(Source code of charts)
..............................

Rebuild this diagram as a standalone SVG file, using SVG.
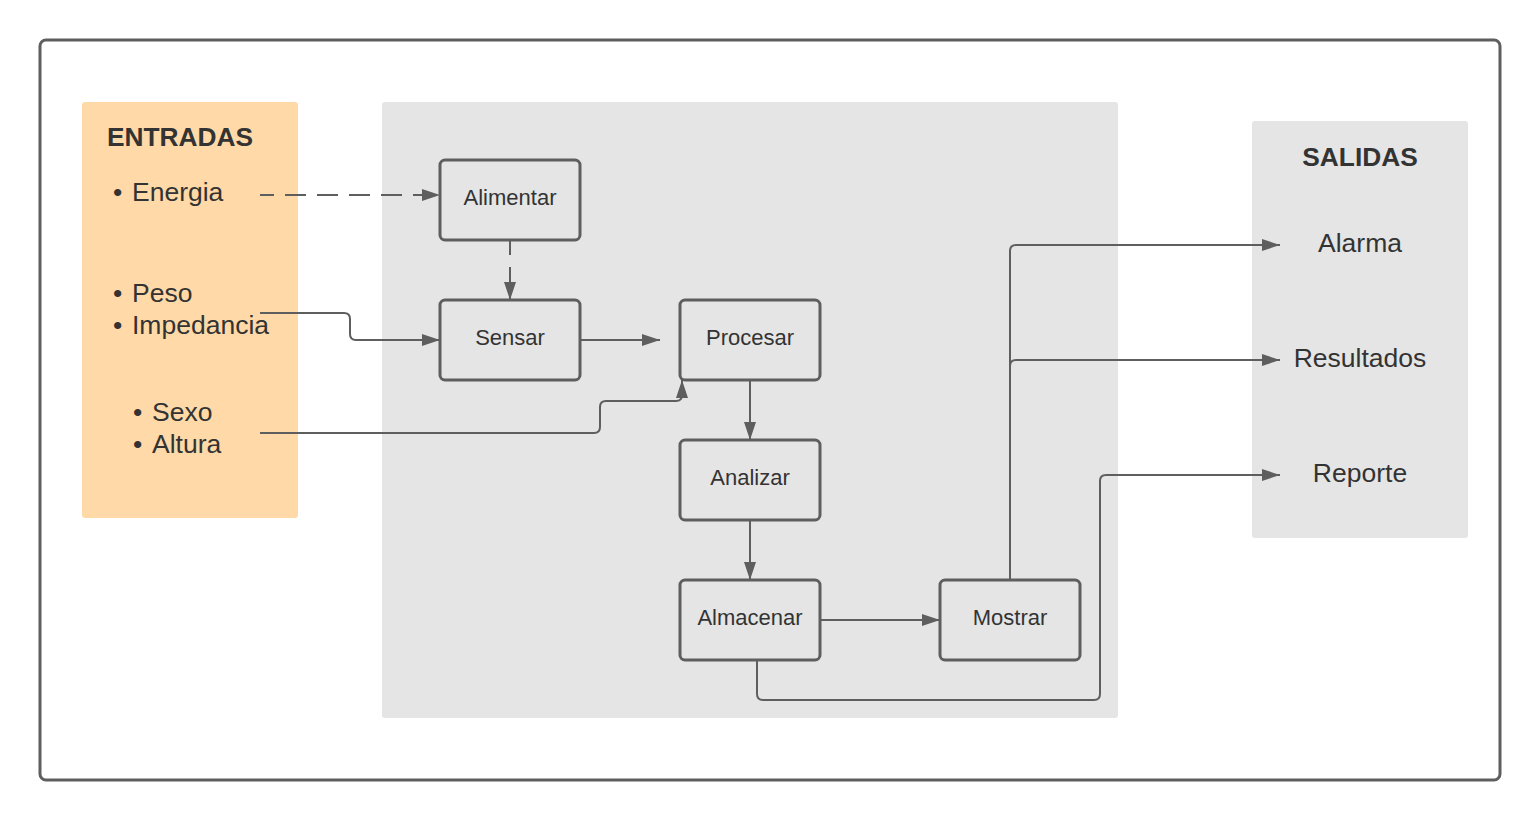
<svg xmlns="http://www.w3.org/2000/svg" width="1540" height="820" viewBox="0 0 1540 820">
<style>
.t{font-family:"Liberation Sans",Arial,sans-serif;fill:#333333}
.node rect{fill:#e5e5e5;stroke:#5e5e5e;stroke-width:3}
.node text{font-size:22px;text-anchor:middle}
.ln{fill:none;stroke:#5e5e5e;stroke-width:2}
.big{font-size:26.5px}
.b{font-weight:bold;font-size:26.3px}
</style>
<defs>
<marker id="ah" viewBox="0 0 18 12" refX="18" refY="6" markerWidth="18" markerHeight="12" markerUnits="userSpaceOnUse" orient="auto">
<path d="M0,0 L18,6 L0,12 Z" fill="#5e5e5e"/>
</marker>
</defs>
<rect x="0" y="0" width="1540" height="820" fill="#ffffff"/>
<rect id="frame" x="40" y="40" width="1460" height="740" rx="6" fill="#ffffff" stroke="#5e5e5e" stroke-width="3"/>
<g id="entradas">
<rect x="82" y="102" width="216" height="416" rx="3" fill="#ffdaa8"/>
<text class="t b" x="107" y="146">ENTRADAS</text>
<text class="t big" x="113" y="201">•</text><text class="t big" x="132" y="201">Energia</text>
<text class="t big" x="113" y="302">•</text><text class="t big" x="132" y="302">Peso</text>
<text class="t big" x="113" y="334">•</text><text class="t big" x="132" y="334">Impedancia</text>
<text class="t big" x="133" y="421">•</text><text class="t big" x="152" y="421">Sexo</text>
<text class="t big" x="133" y="453">•</text><text class="t big" x="152" y="453">Altura</text>
</g>
<g id="proceso">
<rect x="382" y="102" width="736" height="616" rx="3" fill="#e5e5e5"/>
</g>
<g id="salidas">
<rect x="1252" y="121" width="216" height="417" rx="3" fill="#e5e5e5"/>
<text class="t b" x="1360" y="166" text-anchor="middle">SALIDAS</text>
<text class="t big" x="1360" y="252" text-anchor="middle">Alarma</text>
<text class="t big" x="1360" y="367" text-anchor="middle">Resultados</text>
<text class="t big" x="1360" y="482" text-anchor="middle">Reporte</text>
</g>
<g id="connectors">
<path class="ln" d="M260,195 H440" stroke-dasharray="21 11" stroke-dashoffset="7" marker-end="url(#ah)"/>
<path class="ln" d="M510,240 V300" stroke-dasharray="15 12" marker-end="url(#ah)"/>
<path class="ln" d="M260,313 H344 Q350,313 350,319 V334 Q350,340 356,340 H440" marker-end="url(#ah)"/>
<path class="ln" d="M580,340 H660" marker-end="url(#ah)"/>
<path class="ln" d="M260,433 H594 Q600,433 600,427 V407 Q600,401 606,401 H676 Q682,401 682,395 V380" marker-end="url(#ah)"/>
<path class="ln" d="M750,380 V440" marker-end="url(#ah)"/>
<path class="ln" d="M750,520 V580" marker-end="url(#ah)"/>
<path class="ln" d="M820,620 H940" marker-end="url(#ah)"/>
<path class="ln" d="M1010,580 V251 Q1010,245 1016,245 H1280" marker-end="url(#ah)"/>
<path class="ln" d="M1010,366 Q1010,360 1016,360 H1280" marker-end="url(#ah)"/>
<path class="ln" d="M757,660 V694 Q757,700 763,700 H1094 Q1100,700 1100,694 V481 Q1100,475 1106,475 H1280" marker-end="url(#ah)"/>
</g>
<g id="alimentar" class="node"><rect x="440" y="160" width="140" height="80" rx="5"/><text class="t" x="510" y="205">Alimentar</text></g>
<g id="sensar" class="node"><rect x="440" y="300" width="140" height="80" rx="5"/><text class="t" x="510" y="345">Sensar</text></g>
<g id="procesar" class="node"><rect x="680" y="300" width="140" height="80" rx="5"/><text class="t" x="750" y="345">Procesar</text></g>
<g id="analizar" class="node"><rect x="680" y="440" width="140" height="80" rx="5"/><text class="t" x="750" y="485">Analizar</text></g>
<g id="almacenar" class="node"><rect x="680" y="580" width="140" height="80" rx="5"/><text class="t" x="750" y="625">Almacenar</text></g>
<g id="mostrar" class="node"><rect x="940" y="580" width="140" height="80" rx="5"/><text class="t" x="1010" y="625">Mostrar</text></g>
</svg>
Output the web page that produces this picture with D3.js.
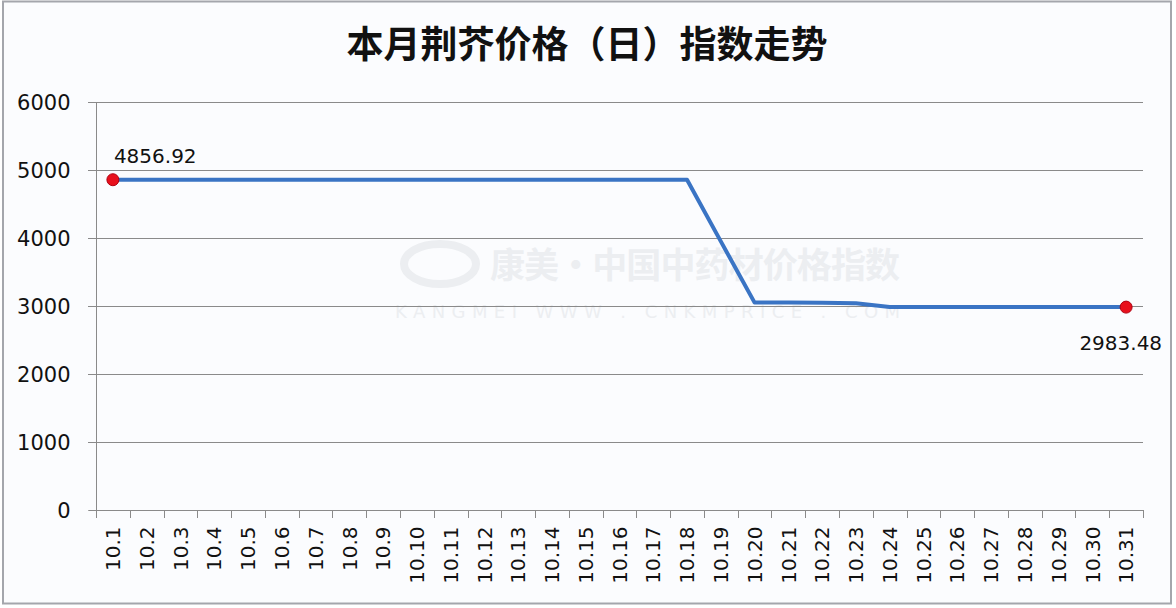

..............................

__What is expected__:
Report each line in the data that holds the word "this".

__Worked answer__:
Rebuild this diagram as a standalone SVG file, using SVG.
Output the web page that produces this picture with D3.js.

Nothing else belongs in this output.